— Start of Raw records —
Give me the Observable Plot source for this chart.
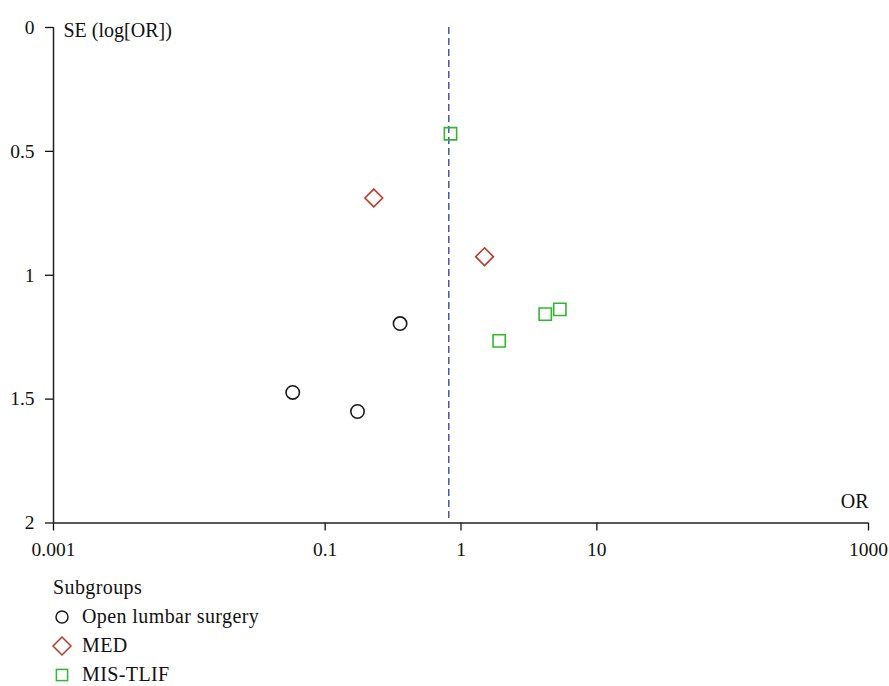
— End of Raw records —
— Start of Raw records —
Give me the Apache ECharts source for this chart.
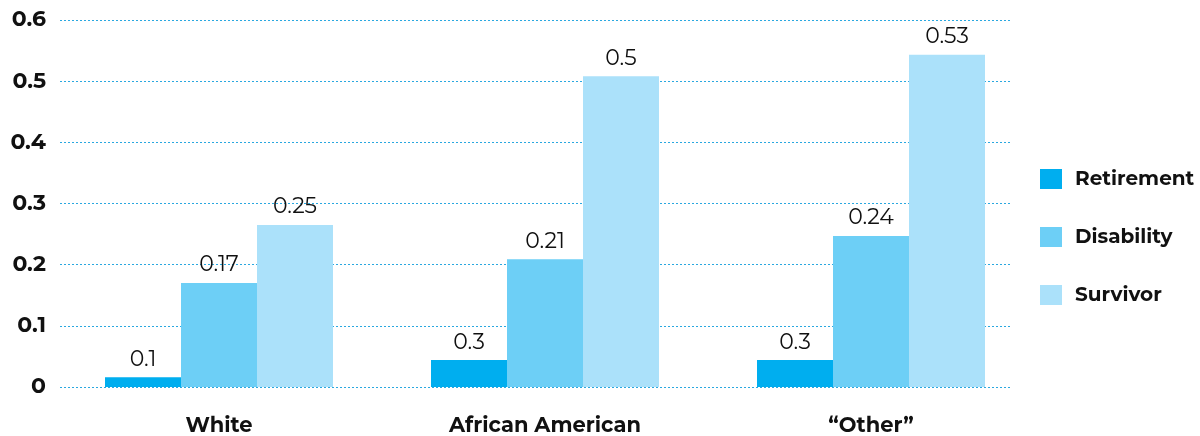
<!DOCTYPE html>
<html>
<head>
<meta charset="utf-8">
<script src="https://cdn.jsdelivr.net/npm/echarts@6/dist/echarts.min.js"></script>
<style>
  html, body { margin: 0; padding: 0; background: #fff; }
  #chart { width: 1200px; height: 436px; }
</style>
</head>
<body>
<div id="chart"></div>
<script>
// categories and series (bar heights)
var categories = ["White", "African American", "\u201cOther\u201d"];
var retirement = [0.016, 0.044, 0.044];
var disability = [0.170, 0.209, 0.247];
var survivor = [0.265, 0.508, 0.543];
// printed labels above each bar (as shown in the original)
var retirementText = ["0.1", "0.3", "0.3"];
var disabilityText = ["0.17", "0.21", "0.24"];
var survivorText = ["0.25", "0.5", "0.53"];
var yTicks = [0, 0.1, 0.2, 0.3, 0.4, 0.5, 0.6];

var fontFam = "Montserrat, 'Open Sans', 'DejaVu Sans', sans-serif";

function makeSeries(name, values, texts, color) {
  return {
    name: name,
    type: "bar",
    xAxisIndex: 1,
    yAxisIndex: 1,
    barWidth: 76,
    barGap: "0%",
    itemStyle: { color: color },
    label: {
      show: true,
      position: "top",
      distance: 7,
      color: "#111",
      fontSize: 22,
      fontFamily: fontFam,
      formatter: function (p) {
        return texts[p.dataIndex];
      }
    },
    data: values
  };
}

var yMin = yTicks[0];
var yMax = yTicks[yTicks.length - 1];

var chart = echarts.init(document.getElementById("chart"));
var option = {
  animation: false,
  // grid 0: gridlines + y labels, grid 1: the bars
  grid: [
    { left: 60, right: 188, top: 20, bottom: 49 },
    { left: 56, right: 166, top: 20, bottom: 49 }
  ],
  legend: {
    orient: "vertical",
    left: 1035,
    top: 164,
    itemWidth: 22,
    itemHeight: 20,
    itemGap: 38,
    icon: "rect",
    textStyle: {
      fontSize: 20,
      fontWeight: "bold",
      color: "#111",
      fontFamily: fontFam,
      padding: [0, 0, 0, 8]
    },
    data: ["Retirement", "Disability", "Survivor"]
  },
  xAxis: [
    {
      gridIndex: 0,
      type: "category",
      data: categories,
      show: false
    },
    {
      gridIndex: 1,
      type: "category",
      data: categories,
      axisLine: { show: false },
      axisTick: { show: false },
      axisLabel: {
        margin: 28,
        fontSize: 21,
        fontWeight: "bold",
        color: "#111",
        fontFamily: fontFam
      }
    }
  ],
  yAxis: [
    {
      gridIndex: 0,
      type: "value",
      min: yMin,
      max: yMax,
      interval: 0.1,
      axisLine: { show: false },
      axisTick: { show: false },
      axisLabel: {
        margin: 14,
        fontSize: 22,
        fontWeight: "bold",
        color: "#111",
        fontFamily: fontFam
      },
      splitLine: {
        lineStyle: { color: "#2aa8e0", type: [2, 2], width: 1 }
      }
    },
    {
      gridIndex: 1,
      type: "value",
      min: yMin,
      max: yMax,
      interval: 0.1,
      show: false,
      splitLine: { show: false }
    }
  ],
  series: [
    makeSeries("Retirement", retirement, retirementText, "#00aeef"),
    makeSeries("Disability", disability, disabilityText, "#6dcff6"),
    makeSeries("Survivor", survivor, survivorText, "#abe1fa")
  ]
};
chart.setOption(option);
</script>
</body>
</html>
— End of Raw records —
— Start of Raw records —
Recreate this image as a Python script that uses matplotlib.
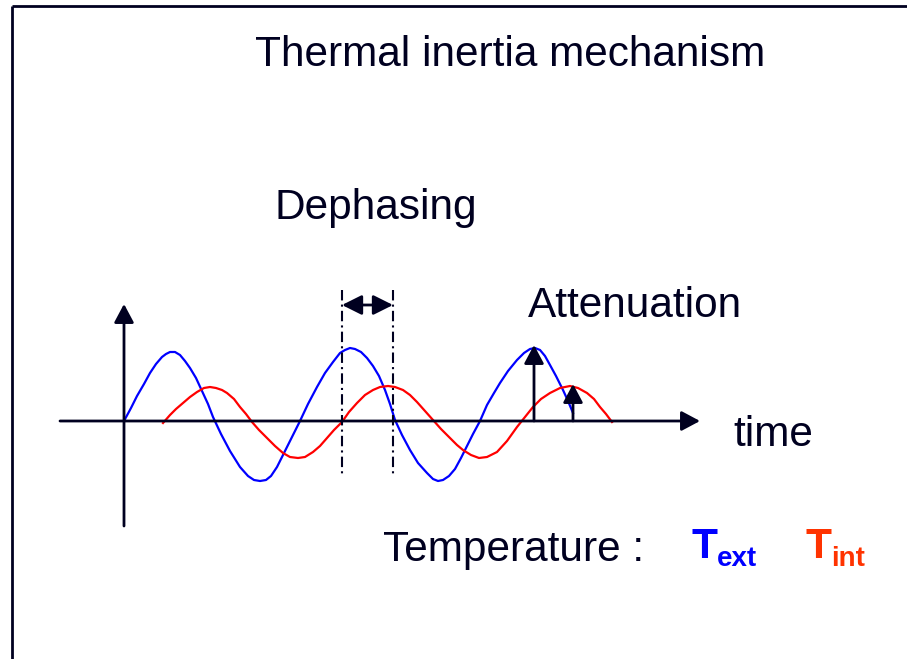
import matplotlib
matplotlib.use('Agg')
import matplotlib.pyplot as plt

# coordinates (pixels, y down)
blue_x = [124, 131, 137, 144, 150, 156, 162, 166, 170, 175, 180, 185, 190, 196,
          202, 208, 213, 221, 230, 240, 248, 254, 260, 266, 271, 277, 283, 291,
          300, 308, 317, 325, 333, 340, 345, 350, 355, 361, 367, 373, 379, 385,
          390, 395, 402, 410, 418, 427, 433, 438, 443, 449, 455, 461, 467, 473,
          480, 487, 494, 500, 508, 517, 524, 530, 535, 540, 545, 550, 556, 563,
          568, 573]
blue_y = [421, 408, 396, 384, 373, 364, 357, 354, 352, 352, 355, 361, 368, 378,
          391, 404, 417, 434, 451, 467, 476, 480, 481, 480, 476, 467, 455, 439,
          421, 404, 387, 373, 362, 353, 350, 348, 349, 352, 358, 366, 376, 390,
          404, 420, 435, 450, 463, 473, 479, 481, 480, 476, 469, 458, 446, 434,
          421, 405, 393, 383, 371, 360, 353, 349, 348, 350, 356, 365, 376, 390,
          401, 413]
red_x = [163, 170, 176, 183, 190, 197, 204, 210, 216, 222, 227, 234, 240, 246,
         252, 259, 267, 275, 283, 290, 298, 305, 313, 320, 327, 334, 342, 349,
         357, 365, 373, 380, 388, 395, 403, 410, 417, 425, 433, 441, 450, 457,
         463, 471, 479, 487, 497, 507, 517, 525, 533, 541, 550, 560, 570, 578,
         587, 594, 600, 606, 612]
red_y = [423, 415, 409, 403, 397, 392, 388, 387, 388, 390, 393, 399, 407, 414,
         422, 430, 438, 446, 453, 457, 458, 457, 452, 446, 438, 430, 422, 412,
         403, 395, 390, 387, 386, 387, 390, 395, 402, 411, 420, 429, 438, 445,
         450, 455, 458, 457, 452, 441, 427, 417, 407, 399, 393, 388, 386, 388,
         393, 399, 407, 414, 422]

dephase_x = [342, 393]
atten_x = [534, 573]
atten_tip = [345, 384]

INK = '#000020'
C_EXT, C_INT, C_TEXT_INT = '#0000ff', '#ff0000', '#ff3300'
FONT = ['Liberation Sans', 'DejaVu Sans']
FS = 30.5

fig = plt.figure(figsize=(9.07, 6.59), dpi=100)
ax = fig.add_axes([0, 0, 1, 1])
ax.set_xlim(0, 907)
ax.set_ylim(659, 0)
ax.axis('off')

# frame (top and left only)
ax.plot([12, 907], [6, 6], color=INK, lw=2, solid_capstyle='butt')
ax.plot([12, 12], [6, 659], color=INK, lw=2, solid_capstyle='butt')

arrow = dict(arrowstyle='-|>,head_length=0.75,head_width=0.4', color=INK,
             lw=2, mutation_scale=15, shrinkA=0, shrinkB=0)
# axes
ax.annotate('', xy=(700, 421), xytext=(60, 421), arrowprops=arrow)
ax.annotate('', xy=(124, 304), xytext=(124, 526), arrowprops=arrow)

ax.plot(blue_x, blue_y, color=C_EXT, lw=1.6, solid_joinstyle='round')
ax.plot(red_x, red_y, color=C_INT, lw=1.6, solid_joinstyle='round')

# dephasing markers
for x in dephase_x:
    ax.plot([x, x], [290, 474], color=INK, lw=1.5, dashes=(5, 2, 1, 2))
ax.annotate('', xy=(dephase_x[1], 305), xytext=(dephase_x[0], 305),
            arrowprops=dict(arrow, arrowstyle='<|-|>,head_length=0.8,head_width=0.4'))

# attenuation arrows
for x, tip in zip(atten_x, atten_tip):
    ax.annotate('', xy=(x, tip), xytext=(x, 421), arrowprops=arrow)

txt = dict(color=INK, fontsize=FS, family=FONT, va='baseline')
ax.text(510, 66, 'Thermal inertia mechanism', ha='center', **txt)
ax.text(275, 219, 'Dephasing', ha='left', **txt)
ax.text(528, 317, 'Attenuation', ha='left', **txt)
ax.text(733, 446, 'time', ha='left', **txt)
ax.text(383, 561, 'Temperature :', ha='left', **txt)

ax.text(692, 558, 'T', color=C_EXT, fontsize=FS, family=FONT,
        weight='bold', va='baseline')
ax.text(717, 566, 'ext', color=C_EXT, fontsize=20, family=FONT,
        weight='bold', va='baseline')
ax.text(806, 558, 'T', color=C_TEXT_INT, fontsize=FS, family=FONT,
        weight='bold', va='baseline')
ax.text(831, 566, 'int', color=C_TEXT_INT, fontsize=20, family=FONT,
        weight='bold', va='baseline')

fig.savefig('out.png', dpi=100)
— End of Raw records —
- _What to produce_
The copy should hold exactly the lines from the line with "Recreate this image" to the line with "import matplotlib.pyplot as plt", both ends in, set down without any pictures and with nothing added.

- _Reply_
Recreate this image as a Python script that uses matplotlib.
import matplotlib
matplotlib.use('Agg')
import matplotlib.pyplot as plt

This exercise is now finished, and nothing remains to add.